Charts and diagrams as code:

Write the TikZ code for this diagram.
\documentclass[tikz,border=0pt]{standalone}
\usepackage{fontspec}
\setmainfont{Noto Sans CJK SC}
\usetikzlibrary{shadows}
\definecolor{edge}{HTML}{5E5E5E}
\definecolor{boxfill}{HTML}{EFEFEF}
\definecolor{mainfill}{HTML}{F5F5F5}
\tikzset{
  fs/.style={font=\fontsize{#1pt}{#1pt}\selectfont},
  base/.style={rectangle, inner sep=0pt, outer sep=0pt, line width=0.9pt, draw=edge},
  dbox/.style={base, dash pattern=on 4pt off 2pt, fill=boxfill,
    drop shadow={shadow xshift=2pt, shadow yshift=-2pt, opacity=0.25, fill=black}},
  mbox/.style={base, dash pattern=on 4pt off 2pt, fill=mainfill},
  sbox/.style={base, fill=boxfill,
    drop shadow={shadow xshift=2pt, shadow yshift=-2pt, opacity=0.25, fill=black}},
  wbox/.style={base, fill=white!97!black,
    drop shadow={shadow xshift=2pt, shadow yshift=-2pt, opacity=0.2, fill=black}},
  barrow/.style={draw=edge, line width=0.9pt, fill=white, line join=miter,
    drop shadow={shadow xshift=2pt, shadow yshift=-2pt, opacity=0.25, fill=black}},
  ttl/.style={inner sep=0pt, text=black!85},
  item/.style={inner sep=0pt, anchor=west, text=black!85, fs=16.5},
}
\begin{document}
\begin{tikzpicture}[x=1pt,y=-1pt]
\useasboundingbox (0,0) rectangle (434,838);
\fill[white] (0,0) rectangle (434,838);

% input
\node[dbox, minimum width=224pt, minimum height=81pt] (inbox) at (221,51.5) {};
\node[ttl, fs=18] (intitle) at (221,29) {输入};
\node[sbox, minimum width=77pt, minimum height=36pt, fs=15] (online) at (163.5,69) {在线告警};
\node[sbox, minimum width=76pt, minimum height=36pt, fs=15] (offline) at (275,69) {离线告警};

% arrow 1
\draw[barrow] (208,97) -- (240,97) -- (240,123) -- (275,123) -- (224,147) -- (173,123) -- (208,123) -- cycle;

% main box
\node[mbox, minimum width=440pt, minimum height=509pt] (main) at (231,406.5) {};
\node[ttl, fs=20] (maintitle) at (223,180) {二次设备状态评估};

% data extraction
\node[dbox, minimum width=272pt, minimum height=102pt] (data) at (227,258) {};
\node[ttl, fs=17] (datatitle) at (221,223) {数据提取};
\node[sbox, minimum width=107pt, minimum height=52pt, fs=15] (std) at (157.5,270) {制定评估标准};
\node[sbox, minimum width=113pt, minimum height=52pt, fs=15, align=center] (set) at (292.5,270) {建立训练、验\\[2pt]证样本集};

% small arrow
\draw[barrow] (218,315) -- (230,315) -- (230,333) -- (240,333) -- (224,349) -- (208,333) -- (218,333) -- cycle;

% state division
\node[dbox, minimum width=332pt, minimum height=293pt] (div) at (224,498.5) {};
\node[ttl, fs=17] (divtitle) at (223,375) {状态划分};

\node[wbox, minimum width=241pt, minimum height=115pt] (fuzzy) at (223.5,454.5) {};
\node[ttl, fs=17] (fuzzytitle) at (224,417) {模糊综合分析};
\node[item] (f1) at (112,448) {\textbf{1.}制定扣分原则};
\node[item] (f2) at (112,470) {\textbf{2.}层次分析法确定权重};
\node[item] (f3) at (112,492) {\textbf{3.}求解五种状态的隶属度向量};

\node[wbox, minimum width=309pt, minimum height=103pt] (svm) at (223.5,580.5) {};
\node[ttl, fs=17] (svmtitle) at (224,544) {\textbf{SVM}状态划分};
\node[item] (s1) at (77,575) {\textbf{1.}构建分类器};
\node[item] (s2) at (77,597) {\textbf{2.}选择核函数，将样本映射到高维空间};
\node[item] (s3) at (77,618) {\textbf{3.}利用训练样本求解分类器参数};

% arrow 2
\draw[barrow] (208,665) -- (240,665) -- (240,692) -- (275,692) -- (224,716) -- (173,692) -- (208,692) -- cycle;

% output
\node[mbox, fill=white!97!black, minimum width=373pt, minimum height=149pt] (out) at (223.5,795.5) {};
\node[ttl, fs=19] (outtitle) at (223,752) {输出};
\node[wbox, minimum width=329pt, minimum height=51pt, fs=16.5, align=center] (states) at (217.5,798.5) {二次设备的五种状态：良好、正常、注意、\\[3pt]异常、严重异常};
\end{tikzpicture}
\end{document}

* * *

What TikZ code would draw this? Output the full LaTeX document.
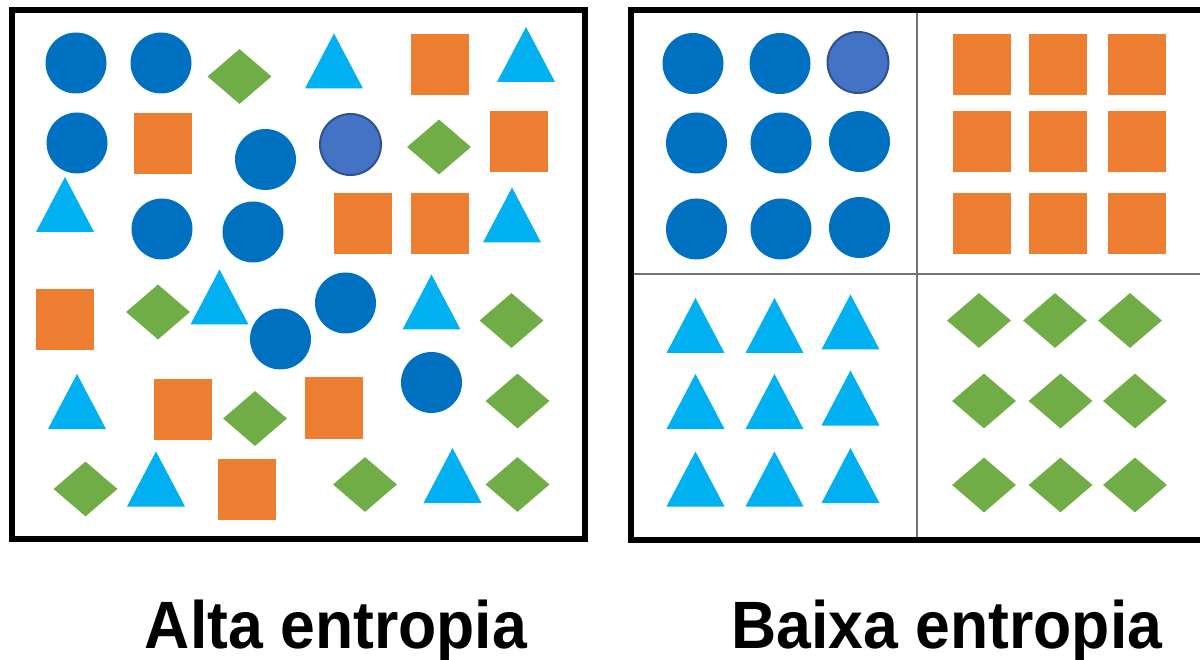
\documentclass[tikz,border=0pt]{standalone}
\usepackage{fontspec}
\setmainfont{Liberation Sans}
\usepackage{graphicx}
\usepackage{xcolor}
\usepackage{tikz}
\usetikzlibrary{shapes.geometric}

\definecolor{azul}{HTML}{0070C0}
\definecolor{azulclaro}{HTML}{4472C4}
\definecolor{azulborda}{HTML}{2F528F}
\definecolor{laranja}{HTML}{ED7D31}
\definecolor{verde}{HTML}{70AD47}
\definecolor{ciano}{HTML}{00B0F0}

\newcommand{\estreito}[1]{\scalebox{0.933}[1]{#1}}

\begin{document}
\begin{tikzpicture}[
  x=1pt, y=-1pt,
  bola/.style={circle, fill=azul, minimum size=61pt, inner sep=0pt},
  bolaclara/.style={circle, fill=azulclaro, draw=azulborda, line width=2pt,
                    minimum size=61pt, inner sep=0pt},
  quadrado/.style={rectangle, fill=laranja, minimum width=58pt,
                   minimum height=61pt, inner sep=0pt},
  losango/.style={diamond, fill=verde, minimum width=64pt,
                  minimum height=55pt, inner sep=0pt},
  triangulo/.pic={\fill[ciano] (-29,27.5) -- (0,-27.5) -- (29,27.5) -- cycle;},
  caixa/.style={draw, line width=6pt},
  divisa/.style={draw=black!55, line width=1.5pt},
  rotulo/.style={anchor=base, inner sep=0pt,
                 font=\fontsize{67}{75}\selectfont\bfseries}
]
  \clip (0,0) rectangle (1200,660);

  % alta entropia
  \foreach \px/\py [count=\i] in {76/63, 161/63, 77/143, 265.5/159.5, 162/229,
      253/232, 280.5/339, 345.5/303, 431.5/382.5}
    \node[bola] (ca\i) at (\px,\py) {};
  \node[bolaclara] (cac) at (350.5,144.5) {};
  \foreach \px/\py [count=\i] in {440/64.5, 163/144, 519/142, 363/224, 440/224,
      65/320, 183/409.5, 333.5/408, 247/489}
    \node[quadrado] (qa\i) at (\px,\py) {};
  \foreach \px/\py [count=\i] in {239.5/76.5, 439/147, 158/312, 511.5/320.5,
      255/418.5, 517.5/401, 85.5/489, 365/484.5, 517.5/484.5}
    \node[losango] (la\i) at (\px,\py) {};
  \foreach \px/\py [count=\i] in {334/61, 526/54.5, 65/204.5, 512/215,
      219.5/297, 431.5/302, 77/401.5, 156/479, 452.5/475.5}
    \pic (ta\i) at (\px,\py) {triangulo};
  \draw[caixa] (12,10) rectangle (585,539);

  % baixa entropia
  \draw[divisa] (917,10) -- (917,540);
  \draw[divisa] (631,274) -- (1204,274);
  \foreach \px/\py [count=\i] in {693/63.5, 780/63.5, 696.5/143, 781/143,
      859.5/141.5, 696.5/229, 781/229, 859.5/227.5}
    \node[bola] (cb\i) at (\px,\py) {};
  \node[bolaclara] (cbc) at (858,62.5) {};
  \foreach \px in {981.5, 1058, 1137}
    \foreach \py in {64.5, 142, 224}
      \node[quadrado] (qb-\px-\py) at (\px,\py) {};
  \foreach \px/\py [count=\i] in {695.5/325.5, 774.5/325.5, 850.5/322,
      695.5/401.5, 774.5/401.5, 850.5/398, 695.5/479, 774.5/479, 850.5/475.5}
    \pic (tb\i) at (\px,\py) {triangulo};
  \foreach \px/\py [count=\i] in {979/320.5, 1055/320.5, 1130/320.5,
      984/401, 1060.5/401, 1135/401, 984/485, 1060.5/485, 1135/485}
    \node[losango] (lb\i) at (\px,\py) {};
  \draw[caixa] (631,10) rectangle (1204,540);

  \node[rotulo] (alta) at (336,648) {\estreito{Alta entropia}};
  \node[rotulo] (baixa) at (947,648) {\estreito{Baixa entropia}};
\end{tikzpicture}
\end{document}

◆ Stated task: Every line from the one containing "What TikZ code" through the one containing "(0,0) rectangle (1200,660);" should be quoted exactly, and no other lines; keep pictures out of the copy.

◆ The result:
What TikZ code would draw this? Output the full LaTeX document.
\documentclass[tikz,border=0pt]{standalone}
\usepackage{fontspec}
\setmainfont{Liberation Sans}
\usepackage{graphicx}
\usepackage{xcolor}
\usepackage{tikz}
\usetikzlibrary{shapes.geometric}

\definecolor{azul}{HTML}{0070C0}
\definecolor{azulclaro}{HTML}{4472C4}
\definecolor{azulborda}{HTML}{2F528F}
\definecolor{laranja}{HTML}{ED7D31}
\definecolor{verde}{HTML}{70AD47}
\definecolor{ciano}{HTML}{00B0F0}

\newcommand{\estreito}[1]{\scalebox{0.933}[1]{#1}}

\begin{document}
\begin{tikzpicture}[
  x=1pt, y=-1pt,
  bola/.style={circle, fill=azul, minimum size=61pt, inner sep=0pt},
  bolaclara/.style={circle, fill=azulclaro, draw=azulborda, line width=2pt,
                    minimum size=61pt, inner sep=0pt},
  quadrado/.style={rectangle, fill=laranja, minimum width=58pt,
                   minimum height=61pt, inner sep=0pt},
  losango/.style={diamond, fill=verde, minimum width=64pt,
                  minimum height=55pt, inner sep=0pt},
  triangulo/.pic={\fill[ciano] (-29,27.5) -- (0,-27.5) -- (29,27.5) -- cycle;},
  caixa/.style={draw, line width=6pt},
  divisa/.style={draw=black!55, line width=1.5pt},
  rotulo/.style={anchor=base, inner sep=0pt,
                 font=\fontsize{67}{75}\selectfont\bfseries}
]
  \clip (0,0) rectangle (1200,660);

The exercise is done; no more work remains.